▶ _AIM_
Your copy should hold exactly the lines from the one containing "What Bokeh code" to the one containing "5, 1, 1] + [0] * 9", inclusive, with no pictures.

════════════════

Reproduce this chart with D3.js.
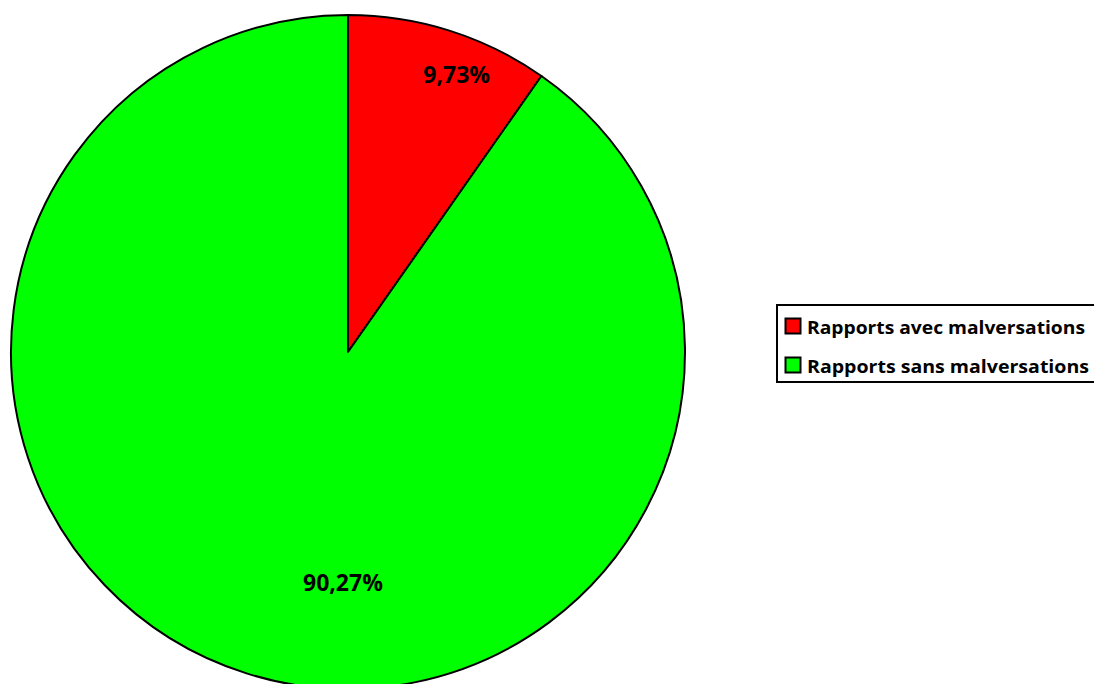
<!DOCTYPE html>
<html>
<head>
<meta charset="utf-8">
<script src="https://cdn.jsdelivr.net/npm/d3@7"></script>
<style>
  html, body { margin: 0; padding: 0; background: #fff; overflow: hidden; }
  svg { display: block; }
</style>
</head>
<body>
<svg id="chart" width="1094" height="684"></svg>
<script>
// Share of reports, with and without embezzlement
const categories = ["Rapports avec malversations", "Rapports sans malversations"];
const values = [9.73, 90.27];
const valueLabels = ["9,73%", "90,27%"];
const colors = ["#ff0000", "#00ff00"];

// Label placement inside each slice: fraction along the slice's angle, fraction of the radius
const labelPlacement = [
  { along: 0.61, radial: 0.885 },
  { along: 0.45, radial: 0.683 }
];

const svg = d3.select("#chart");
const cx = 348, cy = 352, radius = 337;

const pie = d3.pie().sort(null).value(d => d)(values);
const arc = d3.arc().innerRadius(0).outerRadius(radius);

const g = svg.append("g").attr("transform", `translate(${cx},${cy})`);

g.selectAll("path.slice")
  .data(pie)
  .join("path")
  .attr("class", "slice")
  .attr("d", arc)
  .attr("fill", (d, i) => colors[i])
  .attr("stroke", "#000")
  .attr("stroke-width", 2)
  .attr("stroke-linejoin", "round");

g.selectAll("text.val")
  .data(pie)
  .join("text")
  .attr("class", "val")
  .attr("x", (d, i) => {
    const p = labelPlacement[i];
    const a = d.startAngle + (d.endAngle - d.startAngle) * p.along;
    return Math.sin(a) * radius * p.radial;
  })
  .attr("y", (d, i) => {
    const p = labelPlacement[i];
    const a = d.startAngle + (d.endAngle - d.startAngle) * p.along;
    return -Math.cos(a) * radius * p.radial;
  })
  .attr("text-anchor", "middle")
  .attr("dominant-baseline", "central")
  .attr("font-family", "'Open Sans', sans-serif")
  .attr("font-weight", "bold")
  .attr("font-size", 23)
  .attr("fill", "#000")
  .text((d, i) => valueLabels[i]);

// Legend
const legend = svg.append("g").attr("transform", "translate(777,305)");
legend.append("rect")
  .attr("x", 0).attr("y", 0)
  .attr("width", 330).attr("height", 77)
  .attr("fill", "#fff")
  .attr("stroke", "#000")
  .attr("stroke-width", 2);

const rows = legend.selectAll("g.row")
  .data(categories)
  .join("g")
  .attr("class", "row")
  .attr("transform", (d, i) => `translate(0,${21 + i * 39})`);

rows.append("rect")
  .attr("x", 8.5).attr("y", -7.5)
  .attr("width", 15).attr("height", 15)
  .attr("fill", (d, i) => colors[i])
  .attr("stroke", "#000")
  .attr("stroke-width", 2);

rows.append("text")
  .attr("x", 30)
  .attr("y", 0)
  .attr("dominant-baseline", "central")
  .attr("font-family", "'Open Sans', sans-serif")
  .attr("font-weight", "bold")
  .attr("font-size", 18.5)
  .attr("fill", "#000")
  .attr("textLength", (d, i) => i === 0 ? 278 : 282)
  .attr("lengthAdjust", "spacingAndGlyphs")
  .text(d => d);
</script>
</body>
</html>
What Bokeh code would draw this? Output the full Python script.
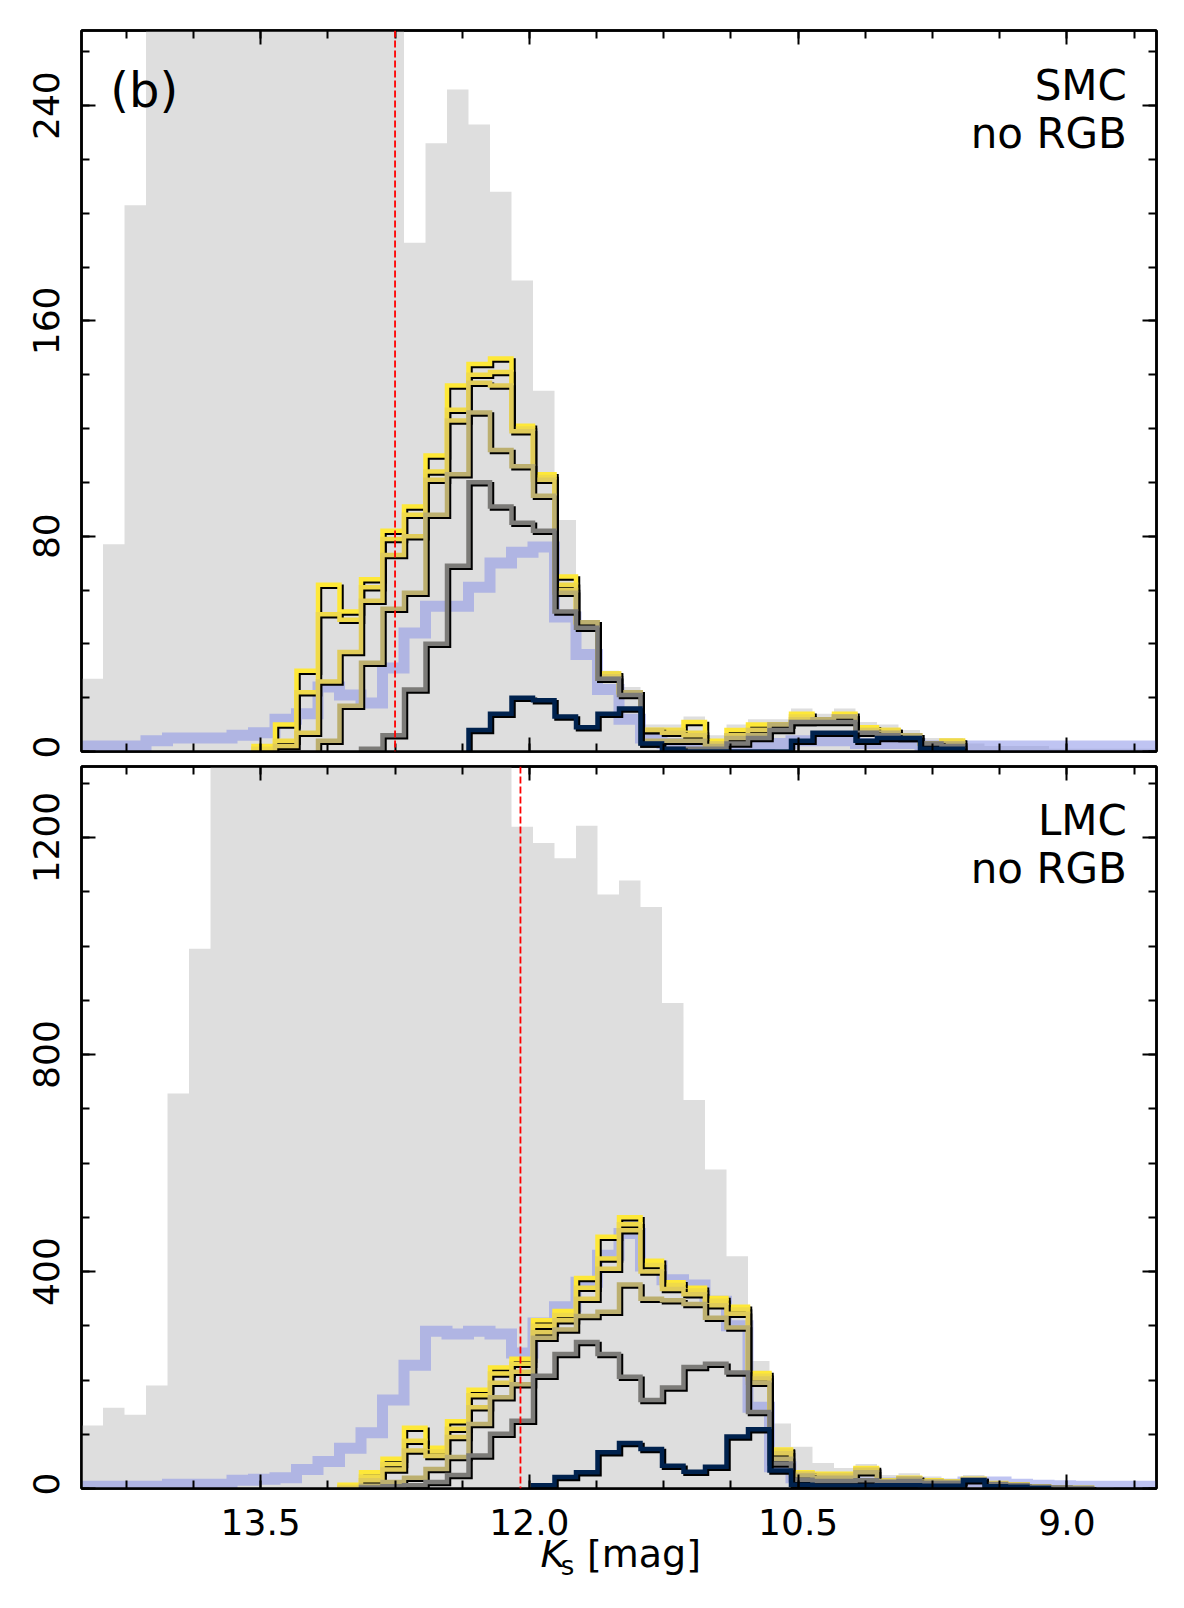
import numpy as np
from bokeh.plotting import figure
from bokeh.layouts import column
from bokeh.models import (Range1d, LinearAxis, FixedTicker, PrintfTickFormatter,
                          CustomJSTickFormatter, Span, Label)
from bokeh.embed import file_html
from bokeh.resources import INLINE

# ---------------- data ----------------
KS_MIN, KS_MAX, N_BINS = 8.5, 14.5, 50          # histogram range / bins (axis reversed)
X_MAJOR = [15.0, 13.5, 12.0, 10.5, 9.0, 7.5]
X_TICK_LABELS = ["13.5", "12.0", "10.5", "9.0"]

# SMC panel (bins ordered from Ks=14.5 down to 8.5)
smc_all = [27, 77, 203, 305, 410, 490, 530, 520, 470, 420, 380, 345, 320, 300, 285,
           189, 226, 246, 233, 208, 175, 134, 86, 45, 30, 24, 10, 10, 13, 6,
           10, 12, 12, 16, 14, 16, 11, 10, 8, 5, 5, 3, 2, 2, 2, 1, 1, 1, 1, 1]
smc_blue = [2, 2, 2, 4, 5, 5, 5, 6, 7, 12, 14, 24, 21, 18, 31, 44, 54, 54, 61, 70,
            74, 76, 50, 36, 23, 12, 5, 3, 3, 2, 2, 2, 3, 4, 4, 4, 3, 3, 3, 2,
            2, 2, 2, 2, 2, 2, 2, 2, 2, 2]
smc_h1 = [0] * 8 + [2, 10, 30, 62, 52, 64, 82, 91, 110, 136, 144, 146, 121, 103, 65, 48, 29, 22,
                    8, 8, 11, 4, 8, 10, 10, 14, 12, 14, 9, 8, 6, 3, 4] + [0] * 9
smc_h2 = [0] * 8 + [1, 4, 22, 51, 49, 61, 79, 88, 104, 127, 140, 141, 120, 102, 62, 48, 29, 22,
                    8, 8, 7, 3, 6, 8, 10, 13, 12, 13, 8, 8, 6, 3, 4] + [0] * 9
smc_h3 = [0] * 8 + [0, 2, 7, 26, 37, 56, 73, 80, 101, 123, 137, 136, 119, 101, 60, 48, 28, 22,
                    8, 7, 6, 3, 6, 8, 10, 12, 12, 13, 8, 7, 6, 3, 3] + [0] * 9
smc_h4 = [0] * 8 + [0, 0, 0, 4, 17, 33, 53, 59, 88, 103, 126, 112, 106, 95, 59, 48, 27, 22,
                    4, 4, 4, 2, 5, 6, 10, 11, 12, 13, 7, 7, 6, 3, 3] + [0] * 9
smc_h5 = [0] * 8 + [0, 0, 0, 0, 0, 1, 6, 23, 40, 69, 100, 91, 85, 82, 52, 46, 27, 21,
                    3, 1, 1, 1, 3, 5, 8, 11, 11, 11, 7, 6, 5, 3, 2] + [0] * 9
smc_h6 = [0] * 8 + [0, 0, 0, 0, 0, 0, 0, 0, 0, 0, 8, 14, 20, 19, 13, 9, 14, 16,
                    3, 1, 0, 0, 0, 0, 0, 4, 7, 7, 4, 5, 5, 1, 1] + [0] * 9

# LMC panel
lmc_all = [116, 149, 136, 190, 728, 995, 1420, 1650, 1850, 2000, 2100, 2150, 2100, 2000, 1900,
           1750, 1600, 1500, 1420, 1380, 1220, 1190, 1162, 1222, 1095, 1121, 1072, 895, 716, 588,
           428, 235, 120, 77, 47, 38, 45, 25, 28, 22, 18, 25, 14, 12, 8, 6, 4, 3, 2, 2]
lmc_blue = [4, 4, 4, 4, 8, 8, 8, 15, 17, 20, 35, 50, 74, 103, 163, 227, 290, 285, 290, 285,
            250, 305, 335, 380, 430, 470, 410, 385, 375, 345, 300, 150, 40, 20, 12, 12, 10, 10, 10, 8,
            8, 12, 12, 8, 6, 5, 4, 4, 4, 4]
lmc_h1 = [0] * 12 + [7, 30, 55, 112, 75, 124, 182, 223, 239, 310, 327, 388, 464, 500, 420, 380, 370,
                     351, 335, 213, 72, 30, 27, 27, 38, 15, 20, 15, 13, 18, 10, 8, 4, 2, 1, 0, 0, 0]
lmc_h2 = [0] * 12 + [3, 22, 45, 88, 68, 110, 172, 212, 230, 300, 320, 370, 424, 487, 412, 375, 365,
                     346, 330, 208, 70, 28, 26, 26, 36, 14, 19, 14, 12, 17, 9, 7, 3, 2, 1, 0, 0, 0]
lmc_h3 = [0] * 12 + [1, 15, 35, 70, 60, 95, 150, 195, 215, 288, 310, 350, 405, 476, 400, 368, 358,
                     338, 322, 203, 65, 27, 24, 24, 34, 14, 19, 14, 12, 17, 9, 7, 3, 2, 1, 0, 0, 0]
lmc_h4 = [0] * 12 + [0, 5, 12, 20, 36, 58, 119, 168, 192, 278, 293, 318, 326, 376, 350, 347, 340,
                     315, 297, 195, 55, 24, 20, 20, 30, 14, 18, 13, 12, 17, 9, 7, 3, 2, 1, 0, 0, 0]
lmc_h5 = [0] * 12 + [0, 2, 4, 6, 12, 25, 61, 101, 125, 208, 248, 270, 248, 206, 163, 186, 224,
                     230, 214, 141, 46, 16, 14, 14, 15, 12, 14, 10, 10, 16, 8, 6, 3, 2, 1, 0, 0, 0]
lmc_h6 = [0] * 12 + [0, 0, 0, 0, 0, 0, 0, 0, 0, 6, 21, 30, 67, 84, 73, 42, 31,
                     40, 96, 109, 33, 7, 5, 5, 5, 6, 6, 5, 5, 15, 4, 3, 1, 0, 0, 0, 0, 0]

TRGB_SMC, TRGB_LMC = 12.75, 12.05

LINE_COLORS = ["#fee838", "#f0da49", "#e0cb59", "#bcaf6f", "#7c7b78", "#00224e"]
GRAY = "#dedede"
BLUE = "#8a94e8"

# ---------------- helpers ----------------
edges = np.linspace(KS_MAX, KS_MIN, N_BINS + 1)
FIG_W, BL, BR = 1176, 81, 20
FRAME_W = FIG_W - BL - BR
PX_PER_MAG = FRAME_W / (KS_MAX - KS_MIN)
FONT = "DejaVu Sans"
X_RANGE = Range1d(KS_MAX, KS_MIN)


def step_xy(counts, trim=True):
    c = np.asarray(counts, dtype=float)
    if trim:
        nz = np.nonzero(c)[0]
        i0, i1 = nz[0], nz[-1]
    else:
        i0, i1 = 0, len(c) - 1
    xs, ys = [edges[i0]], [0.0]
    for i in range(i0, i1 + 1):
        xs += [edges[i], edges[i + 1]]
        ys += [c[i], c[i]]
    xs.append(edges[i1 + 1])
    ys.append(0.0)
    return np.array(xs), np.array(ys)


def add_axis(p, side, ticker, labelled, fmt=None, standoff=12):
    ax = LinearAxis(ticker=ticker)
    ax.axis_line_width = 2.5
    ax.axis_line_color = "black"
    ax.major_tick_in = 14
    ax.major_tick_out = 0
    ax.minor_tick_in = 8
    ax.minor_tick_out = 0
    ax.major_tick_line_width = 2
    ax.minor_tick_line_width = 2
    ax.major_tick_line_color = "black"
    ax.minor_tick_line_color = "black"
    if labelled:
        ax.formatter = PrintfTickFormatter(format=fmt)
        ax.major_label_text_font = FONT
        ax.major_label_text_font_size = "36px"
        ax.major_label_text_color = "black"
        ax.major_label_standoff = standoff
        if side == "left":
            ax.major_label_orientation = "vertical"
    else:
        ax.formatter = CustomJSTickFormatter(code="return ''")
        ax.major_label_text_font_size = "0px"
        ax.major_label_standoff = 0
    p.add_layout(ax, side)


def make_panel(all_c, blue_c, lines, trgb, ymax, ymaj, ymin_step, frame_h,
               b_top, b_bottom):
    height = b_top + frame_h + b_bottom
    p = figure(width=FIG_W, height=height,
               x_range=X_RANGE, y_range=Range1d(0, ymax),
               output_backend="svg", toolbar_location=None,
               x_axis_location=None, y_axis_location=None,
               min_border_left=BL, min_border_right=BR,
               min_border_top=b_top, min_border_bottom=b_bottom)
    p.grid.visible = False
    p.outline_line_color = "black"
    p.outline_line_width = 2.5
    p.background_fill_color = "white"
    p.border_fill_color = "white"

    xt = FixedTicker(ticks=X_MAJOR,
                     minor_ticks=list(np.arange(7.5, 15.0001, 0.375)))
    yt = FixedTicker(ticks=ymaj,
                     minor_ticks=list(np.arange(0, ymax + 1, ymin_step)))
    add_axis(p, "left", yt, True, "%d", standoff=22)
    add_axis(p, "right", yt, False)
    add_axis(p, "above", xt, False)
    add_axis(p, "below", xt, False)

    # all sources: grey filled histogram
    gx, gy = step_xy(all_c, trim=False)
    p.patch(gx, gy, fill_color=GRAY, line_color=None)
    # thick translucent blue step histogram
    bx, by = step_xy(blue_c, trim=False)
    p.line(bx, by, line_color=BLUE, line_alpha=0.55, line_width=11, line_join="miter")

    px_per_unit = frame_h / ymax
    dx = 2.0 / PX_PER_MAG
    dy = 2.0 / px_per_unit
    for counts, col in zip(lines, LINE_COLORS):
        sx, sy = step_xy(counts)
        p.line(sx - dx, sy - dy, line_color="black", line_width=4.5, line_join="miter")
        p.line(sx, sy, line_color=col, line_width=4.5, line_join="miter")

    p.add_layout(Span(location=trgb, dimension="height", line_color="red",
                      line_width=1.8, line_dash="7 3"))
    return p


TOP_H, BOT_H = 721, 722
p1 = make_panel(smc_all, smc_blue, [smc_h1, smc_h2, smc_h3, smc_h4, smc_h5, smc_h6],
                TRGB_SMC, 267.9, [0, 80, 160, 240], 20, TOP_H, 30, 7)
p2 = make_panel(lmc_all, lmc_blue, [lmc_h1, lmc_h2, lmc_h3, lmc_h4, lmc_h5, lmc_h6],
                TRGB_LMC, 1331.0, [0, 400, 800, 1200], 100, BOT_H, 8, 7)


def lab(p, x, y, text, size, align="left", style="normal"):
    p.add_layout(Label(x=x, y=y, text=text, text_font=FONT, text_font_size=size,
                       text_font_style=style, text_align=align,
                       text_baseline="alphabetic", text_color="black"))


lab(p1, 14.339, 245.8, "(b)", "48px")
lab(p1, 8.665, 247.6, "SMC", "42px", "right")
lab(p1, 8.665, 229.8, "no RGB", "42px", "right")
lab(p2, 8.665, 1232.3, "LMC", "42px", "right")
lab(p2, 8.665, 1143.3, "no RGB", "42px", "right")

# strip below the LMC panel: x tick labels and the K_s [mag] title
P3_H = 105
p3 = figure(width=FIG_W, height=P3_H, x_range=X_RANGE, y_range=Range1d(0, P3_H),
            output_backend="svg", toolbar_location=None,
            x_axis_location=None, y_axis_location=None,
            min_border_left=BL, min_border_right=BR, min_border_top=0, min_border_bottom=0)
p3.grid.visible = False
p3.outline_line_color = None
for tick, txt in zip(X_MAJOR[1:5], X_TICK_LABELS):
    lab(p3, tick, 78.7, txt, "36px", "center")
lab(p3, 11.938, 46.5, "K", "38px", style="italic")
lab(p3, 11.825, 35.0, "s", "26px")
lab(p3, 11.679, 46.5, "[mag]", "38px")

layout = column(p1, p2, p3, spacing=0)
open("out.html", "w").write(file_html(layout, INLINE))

════════════════

▶ _THE ANSWER_
What Bokeh code would draw this? Output the full Python script.
import numpy as np
from bokeh.plotting import figure
from bokeh.layouts import column
from bokeh.models import (Range1d, LinearAxis, FixedTicker, PrintfTickFormatter,
                          CustomJSTickFormatter, Span, Label)
from bokeh.embed import file_html
from bokeh.resources import INLINE

# ---------------- data ----------------
KS_MIN, KS_MAX, N_BINS = 8.5, 14.5, 50          # histogram range / bins (axis reversed)
X_MAJOR = [15.0, 13.5, 12.0, 10.5, 9.0, 7.5]
X_TICK_LABELS = ["13.5", "12.0", "10.5", "9.0"]

# SMC panel (bins ordered from Ks=14.5 down to 8.5)
smc_all = [27, 77, 203, 305, 410, 490, 530, 520, 470, 420, 380, 345, 320, 300, 285,
           189, 226, 246, 233, 208, 175, 134, 86, 45, 30, 24, 10, 10, 13, 6,
           10, 12, 12, 16, 14, 16, 11, 10, 8, 5, 5, 3, 2, 2, 2, 1, 1, 1, 1, 1]
smc_blue = [2, 2, 2, 4, 5, 5, 5, 6, 7, 12, 14, 24, 21, 18, 31, 44, 54, 54, 61, 70,
            74, 76, 50, 36, 23, 12, 5, 3, 3, 2, 2, 2, 3, 4, 4, 4, 3, 3, 3, 2,
            2, 2, 2, 2, 2, 2, 2, 2, 2, 2]
smc_h1 = [0] * 8 + [2, 10, 30, 62, 52, 64, 82, 91, 110, 136, 144, 146, 121, 103, 65, 48, 29, 22,
                    8, 8, 11, 4, 8, 10, 10, 14, 12, 14, 9, 8, 6, 3, 4] + [0] * 9
smc_h2 = [0] * 8 + [1, 4, 22, 51, 49, 61, 79, 88, 104, 127, 140, 141, 120, 102, 62, 48, 29, 22,
                    8, 8, 7, 3, 6, 8, 10, 13, 12, 13, 8, 8, 6, 3, 4] + [0] * 9
smc_h3 = [0] * 8 + [0, 2, 7, 26, 37, 56, 73, 80, 101, 123, 137, 136, 119, 101, 60, 48, 28, 22,
                    8, 7, 6, 3, 6, 8, 10, 12, 12, 13, 8, 7, 6, 3, 3] + [0] * 9
smc_h4 = [0] * 8 + [0, 0, 0, 4, 17, 33, 53, 59, 88, 103, 126, 112, 106, 95, 59, 48, 27, 22,
                    4, 4, 4, 2, 5, 6, 10, 11, 12, 13, 7, 7, 6, 3, 3] + [0] * 9
smc_h5 = [0] * 8 + [0, 0, 0, 0, 0, 1, 6, 23, 40, 69, 100, 91, 85, 82, 52, 46, 27, 21,
                    3, 1, 1, 1, 3, 5, 8, 11, 11, 11, 7, 6, 5, 3, 2] + [0] * 9
smc_h6 = [0] * 8 + [0, 0, 0, 0, 0, 0, 0, 0, 0, 0, 8, 14, 20, 19, 13, 9, 14, 16,
                    3, 1, 0, 0, 0, 0, 0, 4, 7, 7, 4, 5, 5, 1, 1] + [0] * 9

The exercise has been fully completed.